Researchers at C.S. Mott Children’s Hospital National Poll on Children’s Health at the University of Michigan recently conducted a survey of 881 parents with at least one child between the ages of 4 and 9. Researchers asked respondents questions on specifically how they felt about their kids going to playdates at the house of a new friend. And let me tell you, these parents had a whole lot of feelings on the subject.

If their child was invited to the home of a family the parent did not already know well, the study found that 45% of parents preferred to stay with their child for the entire playdate. And those were the parents who let their little one go in the first place. According to the research, nearly half of the respondents, 48% percent, said they simply would decline the invitation entirely.

C.S. Mott Children’s Hospital National Poll on Children’s Health

Parents cited several concerns that had them hesitating to allow their child into an unfamiliar home for a playdate:

  • 41% said they were worried about their child being left unsupervised
  • 35% of parents were concerned about exposure to inappropriate language
  • 33% had concerns about their kid getting into medications or other harmful substances
  • 32% of parents were worried about potential injury

Of course, a lot of these concerns can be alleviated by getting to know the parent, something 84% of respondents said they would try to do ahead of the playdate. While 75% of parents would also ask whether or not the kids would be supervised, fewer of them were willing to ask about other concerns like weapons in the households or injury risks like pools or trampolines. Interestingly enough, only 1 out of 4 parents said they had been asked questions before hosting a playdate despite the fact that 73% said they would not be offended if a parent wanted to do some research ahead of time.
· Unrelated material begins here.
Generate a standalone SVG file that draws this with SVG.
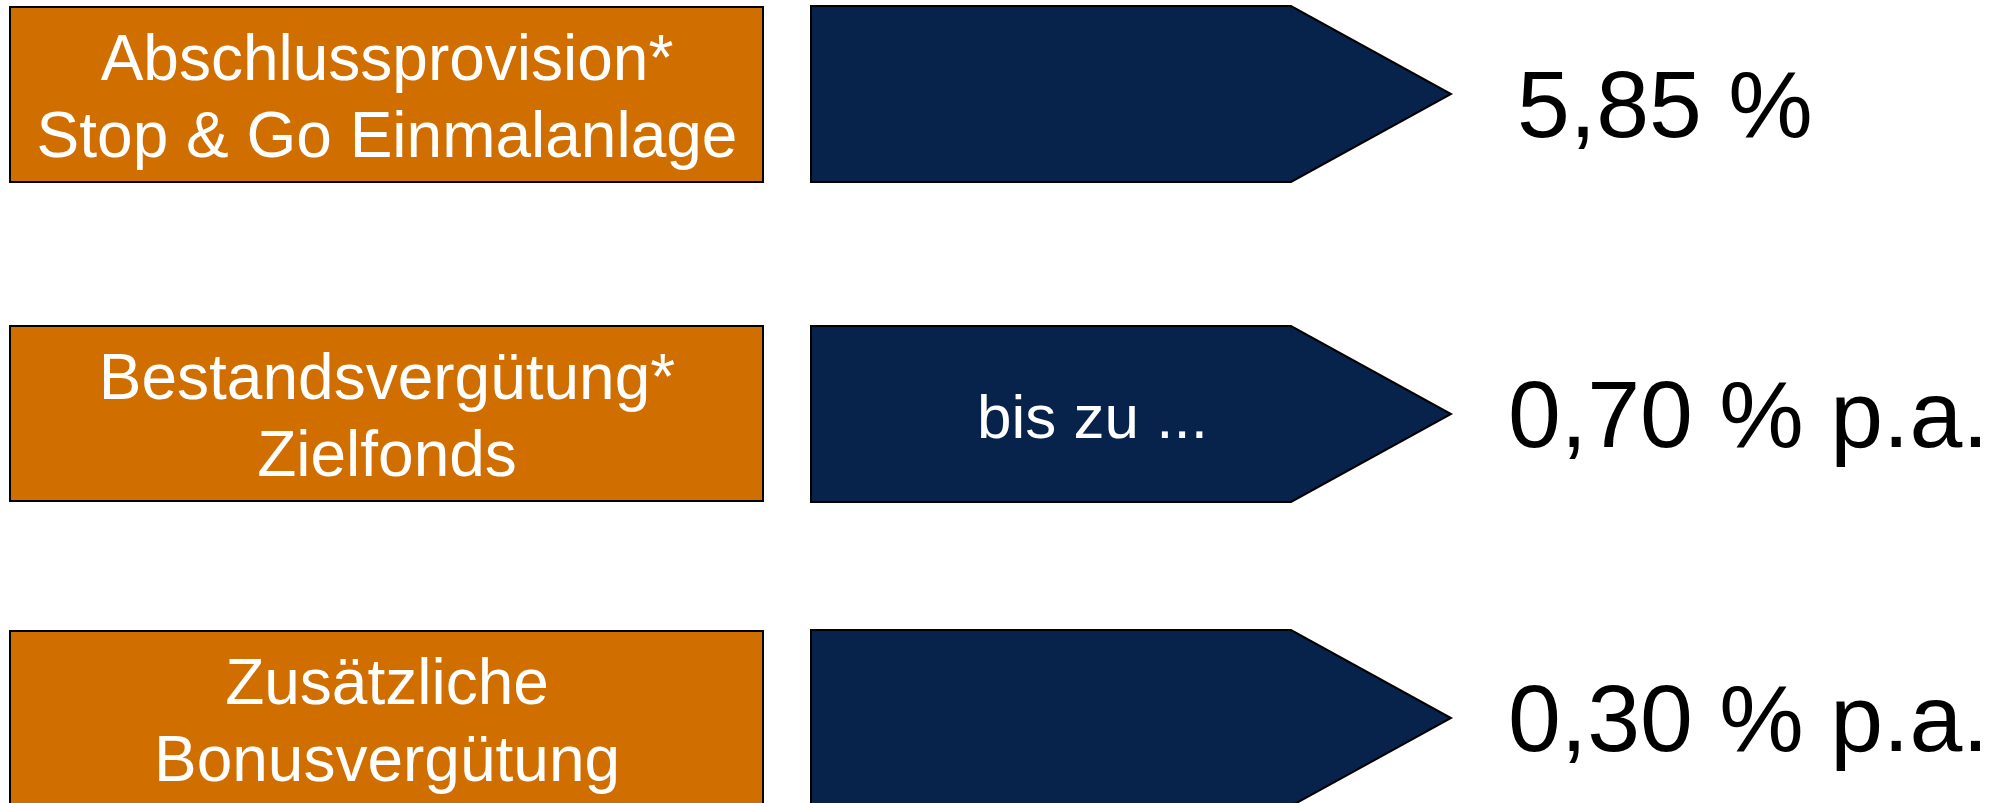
<svg xmlns="http://www.w3.org/2000/svg" width="2011" height="803" viewBox="0 0 2011 803">
<style>
.box{fill:#D06E00;stroke:#000;stroke-width:2}
.arr{fill:#07234B;stroke:#000;stroke-width:2;stroke-linejoin:miter}
.lbl{font-family:"Liberation Sans",Arial,sans-serif;font-size:64px;fill:#fff;text-anchor:middle}
.val{font-family:"Liberation Sans",Arial,sans-serif;font-size:95px;fill:#000}
.inner{font-family:"Liberation Sans",Arial,sans-serif;font-size:62px;fill:#fff}
</style>
<rect width="2011" height="803" fill="#fff"/>
<g id="row1-label">
<rect class="box" x="10" y="7" width="753" height="175"/>
<text class="lbl" x="387" y="80">Abschlussprovision*</text>
<text class="lbl" x="387" y="157">Stop &amp; Go Einmalanlage</text>
</g>
<g id="row2-label">
<rect class="box" x="10" y="326" width="753" height="175"/>
<text class="lbl" x="387" y="399">Bestandsvergütung*</text>
<text class="lbl" x="387" y="476">Zielfonds</text>
</g>
<g id="row3-label">
<rect class="box" x="10" y="631" width="753" height="176"/>
<text class="lbl" x="387" y="704">Zusätzliche</text>
<text class="lbl" x="387" y="781">Bonusvergütung</text>
</g>
<g id="connectors">
<g id="row1-arrow">
<polygon class="arr" points="811,6 1291,6 1451,94 1291,182 811,182"/>
</g>
<g id="row2-arrow">
<polygon class="arr" points="811,326 1291,326 1451,414 1291,502 811,502"/>
<text class="inner" x="977" y="438">bis zu ...</text>
</g>
<g id="row3-arrow">
<polygon class="arr" points="811,630 1291,630 1451,718 1291,806 811,806"/>
</g>
</g>
<g id="row1-value"><text class="val" x="1517" y="137">5,85 %</text></g>
<g id="row2-value"><text class="val" x="1508" y="447">0,70 % p.a.</text></g>
<g id="row3-value"><text class="val" x="1508" y="751">0,30 % p.a.</text></g>
</svg>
Obviously it can be incredibly uncomfortable asking people you haven't met personal questions, but the reality is that children benefit greatly from playdates. As study lead author and Mott Poll co-director Sarah Clark explained to Sci Tech Daily, "Playdates allow children to develop independence, gain experience interacting with other children in an unstructured setting, and have fun with a friend."

However, Clark also noted in the same statement to Sci Tech Daily that parents "need to feel confident that their child will be safe and appropriately supervised" before a playdate, and asking host parents certain safety questions can help.

Clark recommends devising a checklist of questions to ask parents and arranging a meeting ahead of time if possible. Because you don't want your kids to miss out on such an important aspect of their social development simply because you feel uncomfortable. And let's not forget the added potential bonus: Mom friends. They're kind of the best.